Work instructions:
Among the entries below, find the lines with "this" and copy them.

====== Given records ======

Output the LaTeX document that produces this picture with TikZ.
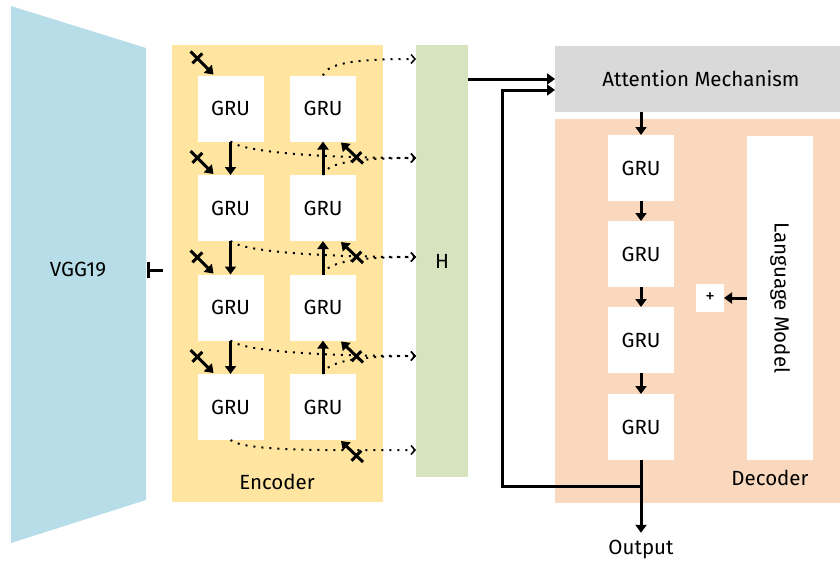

======
====== Given records ======

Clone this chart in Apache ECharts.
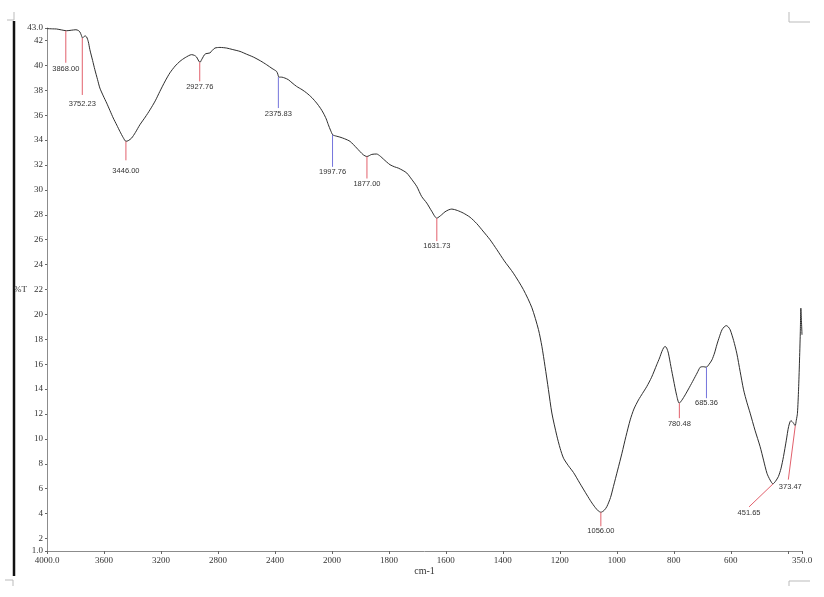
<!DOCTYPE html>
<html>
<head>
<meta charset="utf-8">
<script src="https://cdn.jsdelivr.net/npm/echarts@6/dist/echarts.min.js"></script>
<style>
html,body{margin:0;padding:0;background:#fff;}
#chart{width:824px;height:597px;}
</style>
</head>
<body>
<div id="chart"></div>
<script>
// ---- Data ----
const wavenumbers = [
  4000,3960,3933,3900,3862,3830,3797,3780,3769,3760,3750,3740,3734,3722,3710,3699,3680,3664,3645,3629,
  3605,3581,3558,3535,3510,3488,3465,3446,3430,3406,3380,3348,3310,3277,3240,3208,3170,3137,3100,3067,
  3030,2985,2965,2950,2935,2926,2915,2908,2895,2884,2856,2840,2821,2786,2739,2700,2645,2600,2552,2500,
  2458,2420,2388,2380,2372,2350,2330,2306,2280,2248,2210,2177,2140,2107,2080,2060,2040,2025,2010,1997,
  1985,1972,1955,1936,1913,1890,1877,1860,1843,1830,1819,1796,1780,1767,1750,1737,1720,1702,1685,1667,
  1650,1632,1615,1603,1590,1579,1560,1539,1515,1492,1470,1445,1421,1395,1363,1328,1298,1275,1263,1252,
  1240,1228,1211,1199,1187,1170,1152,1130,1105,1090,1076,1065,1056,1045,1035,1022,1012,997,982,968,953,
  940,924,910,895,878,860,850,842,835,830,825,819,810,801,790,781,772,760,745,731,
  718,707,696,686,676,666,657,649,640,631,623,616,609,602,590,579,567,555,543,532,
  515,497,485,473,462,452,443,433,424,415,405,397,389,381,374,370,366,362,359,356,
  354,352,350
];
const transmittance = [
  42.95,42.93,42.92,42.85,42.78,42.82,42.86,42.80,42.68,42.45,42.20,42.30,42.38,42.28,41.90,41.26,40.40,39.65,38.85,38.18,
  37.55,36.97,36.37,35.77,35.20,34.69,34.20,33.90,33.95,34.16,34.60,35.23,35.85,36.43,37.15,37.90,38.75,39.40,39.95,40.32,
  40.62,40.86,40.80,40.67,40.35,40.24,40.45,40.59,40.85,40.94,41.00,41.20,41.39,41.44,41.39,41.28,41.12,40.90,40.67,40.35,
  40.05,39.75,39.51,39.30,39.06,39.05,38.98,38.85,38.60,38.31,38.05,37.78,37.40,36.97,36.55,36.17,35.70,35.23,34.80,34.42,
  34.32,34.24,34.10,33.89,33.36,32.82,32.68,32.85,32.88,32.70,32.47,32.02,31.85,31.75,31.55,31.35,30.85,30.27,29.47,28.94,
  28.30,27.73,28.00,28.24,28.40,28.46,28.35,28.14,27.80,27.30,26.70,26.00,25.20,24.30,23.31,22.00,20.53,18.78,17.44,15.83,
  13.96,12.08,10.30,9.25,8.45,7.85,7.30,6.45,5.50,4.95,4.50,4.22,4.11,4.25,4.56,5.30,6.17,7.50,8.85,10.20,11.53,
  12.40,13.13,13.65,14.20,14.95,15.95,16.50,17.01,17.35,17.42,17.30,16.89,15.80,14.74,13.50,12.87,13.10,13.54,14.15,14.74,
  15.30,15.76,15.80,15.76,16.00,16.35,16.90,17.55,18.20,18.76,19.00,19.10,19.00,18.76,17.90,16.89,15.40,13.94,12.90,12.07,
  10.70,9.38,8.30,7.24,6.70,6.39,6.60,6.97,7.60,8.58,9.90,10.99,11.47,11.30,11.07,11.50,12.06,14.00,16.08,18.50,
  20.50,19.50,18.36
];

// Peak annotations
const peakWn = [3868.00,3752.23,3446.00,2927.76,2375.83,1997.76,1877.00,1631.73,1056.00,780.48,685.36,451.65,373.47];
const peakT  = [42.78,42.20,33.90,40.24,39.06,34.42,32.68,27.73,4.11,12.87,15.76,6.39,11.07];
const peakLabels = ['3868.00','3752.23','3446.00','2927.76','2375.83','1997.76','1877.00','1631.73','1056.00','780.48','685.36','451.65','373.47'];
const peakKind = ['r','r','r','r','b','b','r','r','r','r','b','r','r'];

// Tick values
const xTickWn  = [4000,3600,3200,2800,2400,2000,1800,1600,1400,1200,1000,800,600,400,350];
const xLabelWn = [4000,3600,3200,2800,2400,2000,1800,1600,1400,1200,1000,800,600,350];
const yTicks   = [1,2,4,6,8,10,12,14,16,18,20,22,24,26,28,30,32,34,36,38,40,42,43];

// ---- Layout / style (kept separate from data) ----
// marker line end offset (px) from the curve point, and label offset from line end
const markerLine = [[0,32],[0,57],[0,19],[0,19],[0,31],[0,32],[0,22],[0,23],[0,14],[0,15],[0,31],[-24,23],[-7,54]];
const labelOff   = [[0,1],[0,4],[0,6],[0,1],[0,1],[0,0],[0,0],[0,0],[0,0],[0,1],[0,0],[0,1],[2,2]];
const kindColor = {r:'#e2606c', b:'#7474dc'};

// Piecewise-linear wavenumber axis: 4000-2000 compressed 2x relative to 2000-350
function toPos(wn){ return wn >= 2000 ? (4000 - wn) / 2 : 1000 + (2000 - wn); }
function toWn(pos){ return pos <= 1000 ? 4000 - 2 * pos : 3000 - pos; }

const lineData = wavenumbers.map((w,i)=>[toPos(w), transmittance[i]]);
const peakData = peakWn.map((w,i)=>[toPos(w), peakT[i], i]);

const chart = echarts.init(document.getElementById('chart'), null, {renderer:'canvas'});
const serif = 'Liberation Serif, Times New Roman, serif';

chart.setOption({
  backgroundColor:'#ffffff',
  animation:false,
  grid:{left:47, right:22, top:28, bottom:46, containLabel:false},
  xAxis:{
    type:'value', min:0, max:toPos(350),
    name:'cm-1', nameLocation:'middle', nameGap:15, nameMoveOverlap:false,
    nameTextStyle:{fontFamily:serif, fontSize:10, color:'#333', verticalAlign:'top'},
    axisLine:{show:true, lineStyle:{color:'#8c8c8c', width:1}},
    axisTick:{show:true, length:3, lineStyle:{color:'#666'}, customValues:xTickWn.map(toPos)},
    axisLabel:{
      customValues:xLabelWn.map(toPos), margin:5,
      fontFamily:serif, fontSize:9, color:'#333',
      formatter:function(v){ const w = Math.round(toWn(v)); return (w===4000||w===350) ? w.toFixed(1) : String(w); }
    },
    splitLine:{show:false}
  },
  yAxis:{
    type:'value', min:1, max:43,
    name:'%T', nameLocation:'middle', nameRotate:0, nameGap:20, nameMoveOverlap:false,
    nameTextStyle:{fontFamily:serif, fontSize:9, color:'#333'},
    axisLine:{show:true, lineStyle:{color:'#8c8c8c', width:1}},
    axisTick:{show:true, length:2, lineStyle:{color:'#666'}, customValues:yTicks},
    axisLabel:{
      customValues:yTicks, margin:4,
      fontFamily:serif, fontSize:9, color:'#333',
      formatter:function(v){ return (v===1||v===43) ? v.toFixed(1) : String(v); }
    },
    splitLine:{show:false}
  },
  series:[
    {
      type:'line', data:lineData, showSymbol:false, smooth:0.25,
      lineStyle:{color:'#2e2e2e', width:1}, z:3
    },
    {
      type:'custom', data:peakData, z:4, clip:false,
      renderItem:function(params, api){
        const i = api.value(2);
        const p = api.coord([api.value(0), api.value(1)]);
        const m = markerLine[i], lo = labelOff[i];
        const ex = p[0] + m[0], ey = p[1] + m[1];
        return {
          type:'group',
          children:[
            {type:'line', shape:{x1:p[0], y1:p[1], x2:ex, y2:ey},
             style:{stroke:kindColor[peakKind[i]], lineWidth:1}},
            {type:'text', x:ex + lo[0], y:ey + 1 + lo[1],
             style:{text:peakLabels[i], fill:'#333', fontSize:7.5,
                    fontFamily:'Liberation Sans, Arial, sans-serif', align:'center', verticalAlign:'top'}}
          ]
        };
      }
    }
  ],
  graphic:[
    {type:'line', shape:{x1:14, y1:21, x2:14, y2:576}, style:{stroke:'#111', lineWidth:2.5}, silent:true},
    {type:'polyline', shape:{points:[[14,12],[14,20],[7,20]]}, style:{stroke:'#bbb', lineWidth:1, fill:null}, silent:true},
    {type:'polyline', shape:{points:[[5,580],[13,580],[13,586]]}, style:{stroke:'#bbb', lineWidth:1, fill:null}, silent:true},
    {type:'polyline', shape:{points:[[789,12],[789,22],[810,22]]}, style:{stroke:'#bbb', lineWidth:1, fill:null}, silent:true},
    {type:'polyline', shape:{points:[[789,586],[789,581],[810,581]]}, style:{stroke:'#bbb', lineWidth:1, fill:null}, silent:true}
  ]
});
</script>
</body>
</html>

======

Written solution:
Output the LaTeX document that produces this picture with TikZ.
Clone this chart in Apache ECharts.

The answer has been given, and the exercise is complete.